CDC cuts COVID isolation period recommendation in half
The CDC on Monday shortened its recommended isolation time for people who test positive for COVID-19 from 10 days to five days if they're asymptomatic.
The big picture: Industries across the country are strained with employees in quarantine as Omicron cases surge. The new guidance seeks to balance "what we know about the spread of the virus and the protection provided by vaccination and booster doses," per CDC director Rochelle Walensky.
- The new guidance goes a step further than last week's recommendation for health care workers, which shortened their isolation from 10 days to seven days if they're asymptomatic.
Zoom in: The updated guidance advises that after the recommended isolation period, people should wear face masks for at least five days to "minimize the risk of infecting others."

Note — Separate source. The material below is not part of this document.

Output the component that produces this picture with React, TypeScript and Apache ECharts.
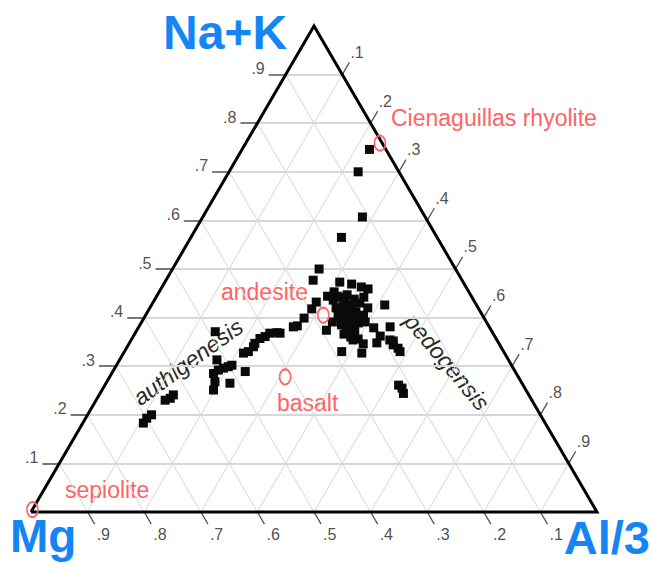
import React, { useEffect, useRef } from "react";
import * as echarts from "echarts";

// Ternary compositions: Na+K fraction and Al/3 fraction (Mg = 1 - both)
const sampleNaK = [
  0.746, 0.7, 0.607, 0.565,
  0.5, 0.477, 0.473, 0.469, 0.463, 0.459, 0.432, 0.444, 0.418, 0.399, 0.383, 0.374,
  0.426, 0.405, 0.381, 0.379, 0.362, 0.354, 0.346, 0.348, 0.33, 0.327, 0.352, 0.337,
  0.354, 0.344, 0.33,
  0.261, 0.255, 0.244,
  0.436, 0.442, 0.447, 0.438, 0.43, 0.42, 0.424, 0.418, 0.412, 0.403, 0.399, 0.395,
  0.389, 0.385, 0.379, 0.372, 0.366, 0.36, 0.356, 0.453, 0.442, 0.42, 0.391, 0.391,
  0.432, 0.426, 0.412, 0.409, 0.403, 0.395, 0.389, 0.374, 0.381, 0.444, 0.403,
  0.371, 0.313, 0.285, 0.292, 0.296, 0.299, 0.302, 0.268, 0.251, 0.265, 0.289, 0.327,
  0.33, 0.34, 0.347, 0.357, 0.361, 0.368, 0.369, 0.241, 0.234, 0.23, 0.2, 0.193,
  0.183, 0.368, 0.381,
];
const sampleAl = [
  0.225, 0.228, 0.282, 0.266,
  0.259, 0.26, 0.309, 0.332, 0.352, 0.366, 0.288, 0.302, 0.287, 0.283, 0.279, 0.335,
  0.412, 0.385, 0.444, 0.416, 0.436, 0.392, 0.414, 0.437, 0.384, 0.421, 0.464, 0.48,
  0.457, 0.468, 0.487,
  0.519, 0.528, 0.536,
  0.316, 0.325, 0.335, 0.352, 0.366, 0.329, 0.339, 0.355, 0.368, 0.341, 0.355, 0.37,
  0.384, 0.356, 0.371, 0.386, 0.37, 0.385, 0.4, 0.309, 0.367, 0.385, 0.395, 0.337,
  0.339, 0.354, 0.34, 0.354, 0.369, 0.352, 0.368, 0.37, 0.379, 0.319, 0.382,
  0.14, 0.172, 0.18, 0.185, 0.192, 0.199, 0.204, 0.191, 0.197, 0.219, 0.234, 0.212,
  0.219, 0.223, 0.222, 0.226, 0.233, 0.238, 0.25, 0.131, 0.129, 0.122, 0.113, 0.108,
  0.107, 0.256, 0.273,
];

// Reference rocks (red "O" markers)
const refNames = ["Cienaguillas rhyolite", "andesite", "basalt", "sepiolite"];
const refNaK = [0.759, 0.405, 0.278, 0.005];
const refAl = [0.237, 0.314, 0.31, 0.0];

const gridLevels = [0.1, 0.2, 0.3, 0.4, 0.5, 0.6, 0.7, 0.8, 0.9];
const tickLabels = [".1", ".2", ".3", ".4", ".5", ".6", ".7", ".8", ".9"];

const axisTitles = ["Na+K", "Mg", "Al/3"];
const trendLabels = ["authigenesis", "pedogensis"];

// ternary (Na+K, Al) -> cartesian (x, y)
const toXY = (n: number, a: number): [number, number] => [a + n / 2, n];

export default function App() {
  const ref = useRef<HTMLDivElement>(null);

  useEffect(() => {
    if (!ref.current) return;
    const chart = echarts.init(ref.current, null, { renderer: "svg" });

    const FONT = "Liberation Sans, Arial, Helvetica, sans-serif";
    const BLUE = "#1585f6";
    const RED = "#ff6464";

    // Grid lines
    const hLines: number[][][] = [];
    const dLines: number[][][] = [];
    gridLevels.forEach((k) => {
      hLines.push([toXY(k, 0), toXY(k, 1 - k)]);
      dLines.push([toXY(0, k), toXY(1 - k, k)]);
      dLines.push([toXY(0, 1 - k), toXY(1 - k, 0)]);
    });

    // Ticks
    const leftTicks: number[][][] = [];
    const rightTicks: number[][][] = [];
    const bottomTicks: number[][][] = [];
    const leftLab: any[] = [];
    const rightLab: any[] = [];
    const bottomLab: any[] = [];
    gridLevels.forEach((k, i) => {
      const l = toXY(k, 0);
      const le = [l[0] - 0.03, l[1]];
      leftTicks.push([l, le]);
      leftLab.push({ value: le, name: tickLabels[i] });
      const r = toXY(1 - k, k);
      const re = [r[0] + 0.0125, r[1] + 0.025];
      rightTicks.push([r, re]);
      rightLab.push({ value: re, name: tickLabels[i] });
      const b = toXY(0, 1 - k);
      const be = [b[0] + 0.0125, b[1] - 0.025];
      bottomTicks.push([b, be]);
      bottomLab.push({ value: be, name: tickLabels[i] });
    });

    const labelStyle = { color: "#222", fontSize: 16, fontFamily: FONT };

    const linesSeries = (data: number[][][], color: string, width: number, z: number) => ({
      type: "lines",
      coordinateSystem: "cartesian2d",
      polyline: false,
      silent: true,
      z,
      data: data.map((c) => ({ coords: c })),
      lineStyle: { color, width, opacity: 1, type: "solid" },
    });

    const labelSeries = (data: any[], position: string, offset: number[], distance: number) => ({
      type: "scatter",
      symbolSize: 0,
      silent: true,
      clip: false,
      data,
      label: {
        show: true,
        position,
        distance,
        offset,
        formatter: (p: any) => p.name,
        ...labelStyle,
      },
    });

    const triangle = [toXY(0, 0), toXY(0, 1), toXY(1, 0), toXY(0, 0)];

    const option: any = {
      animation: false,
      backgroundColor: "#ffffff",
      grid: { left: 2.7, right: 26.7, top: 1.7, bottom: 2.4 },
      xAxis: { type: "value", min: -0.05, max: 1.05, show: false, splitLine: { show: false } },
      yAxis: { type: "value", min: -0.1, max: 1.05, show: false, splitLine: { show: false } },
      series: [
        linesSeries(dLines, "#d3d6da", 1, 1),
        linesSeries(hLines, "#d2d8de", 1.8, 2),
        linesSeries(leftTicks, "#555", 1.6, 3),
        linesSeries(rightTicks, "#555", 1.3, 3),
        linesSeries(bottomTicks, "#555", 1.3, 3),
        labelSeries(leftLab, "left", [0, -6], 4),
        labelSeries(rightLab, "right", [0, -10], 1),
        labelSeries(bottomLab, "right", [0, 10], 2),
        {
          type: "line",
          data: triangle,
          symbol: "none",
          silent: true,
          clip: false,
          z: 5,
          lineStyle: { color: "#000", width: 3, join: "miter" },
        },
        {
          type: "scatter",
          z: 6,
          symbol: "rect",
          symbolSize: 9,
          clip: false,
          itemStyle: { color: "#0a0a0a", opacity: 1 },
          data: sampleNaK.map((n, i) => toXY(n, sampleAl[i])),
        },
        {
          type: "scatter",
          z: 7,
          symbol: "circle",
          symbolSize: [11, 15],
          clip: false,
          itemStyle: { color: "rgba(255,255,255,0)", borderColor: RED, borderWidth: 1.8, opacity: 1 },
          data: refNaK.map((n, i) => ({ value: toXY(n, refAl[i]), name: refNames[i] })),
        },
      ],
      graphic: [
        {
          type: "text",
          x: 163,
          y: 32,
          style: { text: axisTitles[0], fill: BLUE, fontSize: 48, fontWeight: "bold", fontFamily: FONT, align: "left", verticalAlign: "middle" },
        },
        {
          type: "text",
          x: 10,
          y: 536,
          style: { text: axisTitles[1], fill: BLUE, fontSize: 46, fontWeight: "bold", fontFamily: FONT, align: "left", verticalAlign: "middle" },
        },
        {
          type: "text",
          x: 650,
          y: 537,
          style: { text: axisTitles[2], fill: BLUE, fontSize: 47, fontWeight: "bold", fontFamily: FONT, align: "right", verticalAlign: "middle" },
        },
        {
          type: "text",
          x: 391,
          y: 118,
          style: { text: refNames[0], fill: RED, fontSize: 23, fontFamily: FONT, align: "left", verticalAlign: "middle" },
        },
        {
          type: "text",
          x: 221,
          y: 292,
          style: { text: refNames[1], fill: RED, fontSize: 23, fontFamily: FONT, align: "left", verticalAlign: "middle" },
        },
        {
          type: "text",
          x: 277,
          y: 403,
          style: { text: refNames[2], fill: RED, fontSize: 23, fontFamily: FONT, align: "left", verticalAlign: "middle" },
        },
        {
          type: "text",
          x: 65,
          y: 490,
          style: { text: refNames[3], fill: RED, fontSize: 23, fontFamily: FONT, align: "left", verticalAlign: "middle" },
        },
        {
          type: "text",
          x: 188,
          y: 362,
          rotation: (36 * Math.PI) / 180,
          style: { text: trendLabels[0], fill: "#2a2a2a", fontSize: 23, fontStyle: "italic", fontFamily: FONT, align: "center", verticalAlign: "middle" },
        },
        {
          type: "text",
          x: 447,
          y: 362,
          rotation: (-50 * Math.PI) / 180,
          style: { text: trendLabels[1], fill: "#2a2a2a", fontSize: 23, fontStyle: "italic", fontFamily: FONT, align: "center", verticalAlign: "middle" },
        },
      ],
    };

    chart.setOption(option);
    return () => chart.dispose();
  }, []);

  return (
    <div
      ref={ref}
      style={{ position: "fixed", left: 0, top: 0, width: 652, height: 563, background: "#fff" }}
    />
  );
}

- The CDC also shortened the quarantine period for those exposed to the virus who are unvaccinated or haven't received a booster to five days, followed by "strict mask use."
- Those have received a booster do not need to isolate after exposure but "should wear a mask for 10 days."
What they're saying: "The Omicron variant is spreading quickly and has the potential to impact all facets of our society," Walensky said in a statement.
- "Prevention is our best option," she added. "Get vaccinated, get boosted, wear a mask in public indoor settings in areas of substantial and high community transmission, and take a test before you gather."